== WORK REQUIRED ==
Please transcribe the listing below in full and word for word, without its pictures.
----- COLLECTED MATERIAL -----
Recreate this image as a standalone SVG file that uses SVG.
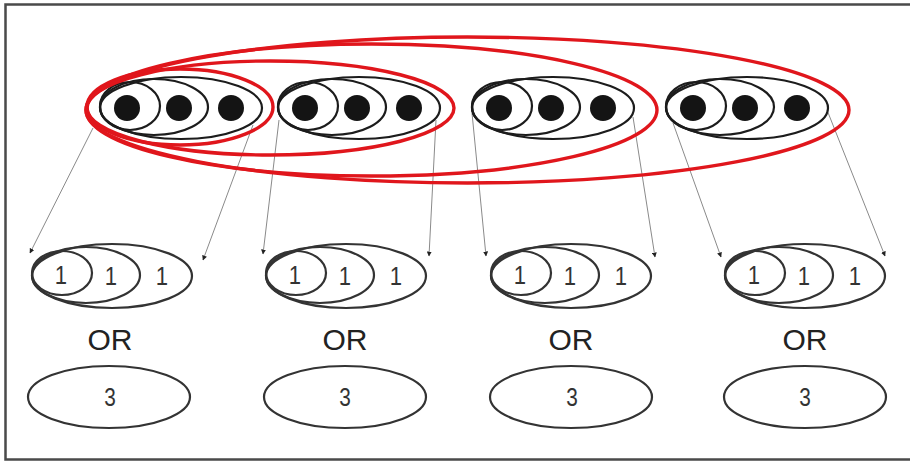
<svg xmlns="http://www.w3.org/2000/svg" width="910" height="462" viewBox="0 0 910 462">
  <style>
    .frame { fill: none; stroke: #4a4a4a; stroke-width: 2.5; }
    .blk { fill: none; stroke: #1c1c1c; stroke-width: 2.2; }
    .dot { fill: #141414; }
    .red { fill: none; stroke: #e0161c; stroke-width: 3.4; }
    .out { fill: none; stroke: #333; stroke-width: 2.2; }
    .wire { fill: none; stroke: #8a8a8a; stroke-width: 1; marker-end: url(#tip); }
    .num { font-family: "Liberation Sans", Arial, sans-serif; font-size: 26px; fill: #333; text-anchor: middle; }
    .or { font-family: "Liberation Sans", Arial, sans-serif; font-size: 30px; fill: #222; text-anchor: middle; }
  </style>
  <defs>
    <marker id="tip" viewBox="0 0 10 10" refX="9" refY="5" markerWidth="5" markerHeight="5" orient="auto" markerUnits="userSpaceOnUse">
      <path d="M0,0 L10,5 L0,10 z" fill="#222"/>
    </marker>
    <!-- three nested source ellipses with one dot each, left edge at x=0 -->
    <g id="triple">
      <ellipse class="blk" cx="81" cy="0" rx="81" ry="31"/>
      <ellipse class="blk" cx="54" cy="-1" rx="54" ry="28"/>
      <ellipse class="blk" cx="30" cy="-2" rx="30" ry="24"/>
      <circle class="dot" cx="27" cy="0" r="13"/>
      <circle class="dot" cx="79" cy="0" r="13"/>
      <circle class="dot" cx="131" cy="0" r="13"/>
    </g>
    <!-- nested result ellipses for the 1 1 1 split, left edge at x=0 -->
    <g id="ones">
      <ellipse class="out" cx="80" cy="0" rx="80" ry="32"/>
      <ellipse class="out" cx="54" cy="-1" rx="54" ry="28"/>
      <ellipse class="out" cx="30" cy="-3" rx="30" ry="22"/>
    </g>
  </defs>

  <rect width="910" height="462" fill="#fff"/>
  <path class="frame" d="M912,4.5 H5.5 V459.5 H912"/>

  <g id="connectors">
    <line class="wire" x1="93" y1="128" x2="30" y2="253"/>
    <line class="wire" x1="253" y1="125" x2="203" y2="260"/>
    <line class="wire" x1="279" y1="120" x2="263" y2="254"/>
    <line class="wire" x1="436" y1="120" x2="429" y2="256"/>
    <line class="wire" x1="472" y1="113" x2="486" y2="256"/>
    <line class="wire" x1="633" y1="117" x2="655" y2="257"/>
    <line class="wire" x1="673" y1="123" x2="721" y2="257"/>
    <line class="wire" x1="827" y1="110" x2="885" y2="256"/>
  </g>

  <g id="src1"><use href="#triple" x="100" y="108"/></g>
  <g id="src2"><use href="#triple" x="278" y="108"/></g>
  <g id="src3"><use href="#triple" x="472" y="108"/></g>
  <g id="src4"><use href="#triple" x="666" y="108"/></g>

  <g id="span1"><ellipse class="red" cx="180" cy="107" rx="93" ry="38"/></g>
  <g id="span2"><ellipse class="red" cx="270.5" cy="108" rx="183.5" ry="47"/></g>
  <g id="span3"><ellipse class="red" cx="371.5" cy="110" rx="285.5" ry="66"/></g>
  <g id="span4"><ellipse class="red" cx="467.5" cy="110" rx="381.5" ry="73"/></g>

  <g id="res1">
    <use href="#ones" x="32" y="276"/>
    <text class="num" x="61" y="284" transform="translate(61 0) scale(0.85 1) translate(-61 0)">1</text>
    <text class="num" x="111" y="285" transform="translate(111 0) scale(0.85 1) translate(-111 0)">1</text>
    <text class="num" x="162" y="285" transform="translate(162 0) scale(0.85 1) translate(-162 0)">1</text>
    <text class="or" x="110" y="350">OR</text>
    <ellipse class="out" cx="109" cy="397" rx="81" ry="31"/>
    <text class="num" x="110" y="406" transform="translate(110 0) scale(0.8 1) translate(-110 0)">3</text>
  </g>
  <g id="res2">
    <use href="#ones" x="266" y="276"/>
    <text class="num" x="295" y="284" transform="translate(295 0) scale(0.85 1) translate(-295 0)">1</text>
    <text class="num" x="345" y="285" transform="translate(345 0) scale(0.85 1) translate(-345 0)">1</text>
    <text class="num" x="396" y="285" transform="translate(396 0) scale(0.85 1) translate(-396 0)">1</text>
    <text class="or" x="345" y="350">OR</text>
    <ellipse class="out" cx="345" cy="397" rx="81" ry="31"/>
    <text class="num" x="345" y="406" transform="translate(345 0) scale(0.8 1) translate(-345 0)">3</text>
  </g>
  <g id="res3">
    <use href="#ones" x="491" y="276"/>
    <text class="num" x="520" y="284" transform="translate(520 0) scale(0.85 1) translate(-520 0)">1</text>
    <text class="num" x="570" y="285" transform="translate(570 0) scale(0.85 1) translate(-570 0)">1</text>
    <text class="num" x="621" y="285" transform="translate(621 0) scale(0.85 1) translate(-621 0)">1</text>
    <text class="or" x="571" y="350">OR</text>
    <ellipse class="out" cx="571" cy="397" rx="81" ry="31"/>
    <text class="num" x="572" y="406" transform="translate(572 0) scale(0.8 1) translate(-572 0)">3</text>
  </g>
  <g id="res4">
    <use href="#ones" x="725" y="276"/>
    <text class="num" x="754" y="284" transform="translate(754 0) scale(0.85 1) translate(-754 0)">1</text>
    <text class="num" x="804" y="285" transform="translate(804 0) scale(0.85 1) translate(-804 0)">1</text>
    <text class="num" x="855" y="285" transform="translate(855 0) scale(0.85 1) translate(-855 0)">1</text>
    <text class="or" x="805" y="350">OR</text>
    <ellipse class="out" cx="805" cy="397" rx="81" ry="31"/>
    <text class="num" x="805" y="406" transform="translate(805 0) scale(0.8 1) translate(-805 0)">3</text>
  </g>
</svg>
-----
== COMPLETED EXERCISE ==
Recreate this image as a standalone SVG file that uses SVG.
<svg xmlns="http://www.w3.org/2000/svg" width="910" height="462" viewBox="0 0 910 462">
  <style>
    .frame { fill: none; stroke: #4a4a4a; stroke-width: 2.5; }
    .blk { fill: none; stroke: #1c1c1c; stroke-width: 2.2; }
    .dot { fill: #141414; }
    .red { fill: none; stroke: #e0161c; stroke-width: 3.4; }
    .out { fill: none; stroke: #333; stroke-width: 2.2; }
    .wire { fill: none; stroke: #8a8a8a; stroke-width: 1; marker-end: url(#tip); }
    .num { font-family: "Liberation Sans", Arial, sans-serif; font-size: 26px; fill: #333; text-anchor: middle; }
    .or { font-family: "Liberation Sans", Arial, sans-serif; font-size: 30px; fill: #222; text-anchor: middle; }
  </style>
  <defs>
    <marker id="tip" viewBox="0 0 10 10" refX="9" refY="5" markerWidth="5" markerHeight="5" orient="auto" markerUnits="userSpaceOnUse">
      <path d="M0,0 L10,5 L0,10 z" fill="#222"/>
    </marker>
    <!-- three nested source ellipses with one dot each, left edge at x=0 -->
    <g id="triple">
      <ellipse class="blk" cx="81" cy="0" rx="81" ry="31"/>
      <ellipse class="blk" cx="54" cy="-1" rx="54" ry="28"/>
      <ellipse class="blk" cx="30" cy="-2" rx="30" ry="24"/>
      <circle class="dot" cx="27" cy="0" r="13"/>
      <circle class="dot" cx="79" cy="0" r="13"/>
      <circle class="dot" cx="131" cy="0" r="13"/>
    </g>
    <!-- nested result ellipses for the 1 1 1 split, left edge at x=0 -->
    <g id="ones">
      <ellipse class="out" cx="80" cy="0" rx="80" ry="32"/>
      <ellipse class="out" cx="54" cy="-1" rx="54" ry="28"/>
      <ellipse class="out" cx="30" cy="-3" rx="30" ry="22"/>
    </g>
  </defs>

  <rect width="910" height="462" fill="#fff"/>
  <path class="frame" d="M912,4.5 H5.5 V459.5 H912"/>

  <g id="connectors">
    <line class="wire" x1="93" y1="128" x2="30" y2="253"/>
    <line class="wire" x1="253" y1="125" x2="203" y2="260"/>
    <line class="wire" x1="279" y1="120" x2="263" y2="254"/>
    <line class="wire" x1="436" y1="120" x2="429" y2="256"/>
    <line class="wire" x1="472" y1="113" x2="486" y2="256"/>
    <line class="wire" x1="633" y1="117" x2="655" y2="257"/>
    <line class="wire" x1="673" y1="123" x2="721" y2="257"/>
    <line class="wire" x1="827" y1="110" x2="885" y2="256"/>
  </g>

  <g id="src1"><use href="#triple" x="100" y="108"/></g>
  <g id="src2"><use href="#triple" x="278" y="108"/></g>
  <g id="src3"><use href="#triple" x="472" y="108"/></g>
  <g id="src4"><use href="#triple" x="666" y="108"/></g>

  <g id="span1"><ellipse class="red" cx="180" cy="107" rx="93" ry="38"/></g>
  <g id="span2"><ellipse class="red" cx="270.5" cy="108" rx="183.5" ry="47"/></g>
  <g id="span3"><ellipse class="red" cx="371.5" cy="110" rx="285.5" ry="66"/></g>
  <g id="span4"><ellipse class="red" cx="467.5" cy="110" rx="381.5" ry="73"/></g>

  <g id="res1">
    <use href="#ones" x="32" y="276"/>
    <text class="num" x="61" y="284" transform="translate(61 0) scale(0.85 1) translate(-61 0)">1</text>
    <text class="num" x="111" y="285" transform="translate(111 0) scale(0.85 1) translate(-111 0)">1</text>
    <text class="num" x="162" y="285" transform="translate(162 0) scale(0.85 1) translate(-162 0)">1</text>
    <text class="or" x="110" y="350">OR</text>
    <ellipse class="out" cx="109" cy="397" rx="81" ry="31"/>
    <text class="num" x="110" y="406" transform="translate(110 0) scale(0.8 1) translate(-110 0)">3</text>
  </g>
  <g id="res2">
    <use href="#ones" x="266" y="276"/>
    <text class="num" x="295" y="284" transform="translate(295 0) scale(0.85 1) translate(-295 0)">1</text>
    <text class="num" x="345" y="285" transform="translate(345 0) scale(0.85 1) translate(-345 0)">1</text>
    <text class="num" x="396" y="285" transform="translate(396 0) scale(0.85 1) translate(-396 0)">1</text>
    <text class="or" x="345" y="350">OR</text>
    <ellipse class="out" cx="345" cy="397" rx="81" ry="31"/>
    <text class="num" x="345" y="406" transform="translate(345 0) scale(0.8 1) translate(-345 0)">3</text>
  </g>
  <g id="res3">
    <use href="#ones" x="491" y="276"/>
    <text class="num" x="520" y="284" transform="translate(520 0) scale(0.85 1) translate(-520 0)">1</text>
    <text class="num" x="570" y="285" transform="translate(570 0) scale(0.85 1) translate(-570 0)">1</text>
    <text class="num" x="621" y="285" transform="translate(621 0) scale(0.85 1) translate(-621 0)">1</text>
    <text class="or" x="571" y="350">OR</text>
    <ellipse class="out" cx="571" cy="397" rx="81" ry="31"/>
    <text class="num" x="572" y="406" transform="translate(572 0) scale(0.8 1) translate(-572 0)">3</text>
  </g>
  <g id="res4">
    <use href="#ones" x="725" y="276"/>
    <text class="num" x="754" y="284" transform="translate(754 0) scale(0.85 1) translate(-754 0)">1</text>
    <text class="num" x="804" y="285" transform="translate(804 0) scale(0.85 1) translate(-804 0)">1</text>
    <text class="num" x="855" y="285" transform="translate(855 0) scale(0.85 1) translate(-855 0)">1</text>
    <text class="or" x="805" y="350">OR</text>
    <ellipse class="out" cx="805" cy="397" rx="81" ry="31"/>
    <text class="num" x="805" y="406" transform="translate(805 0) scale(0.8 1) translate(-805 0)">3</text>
  </g>
</svg>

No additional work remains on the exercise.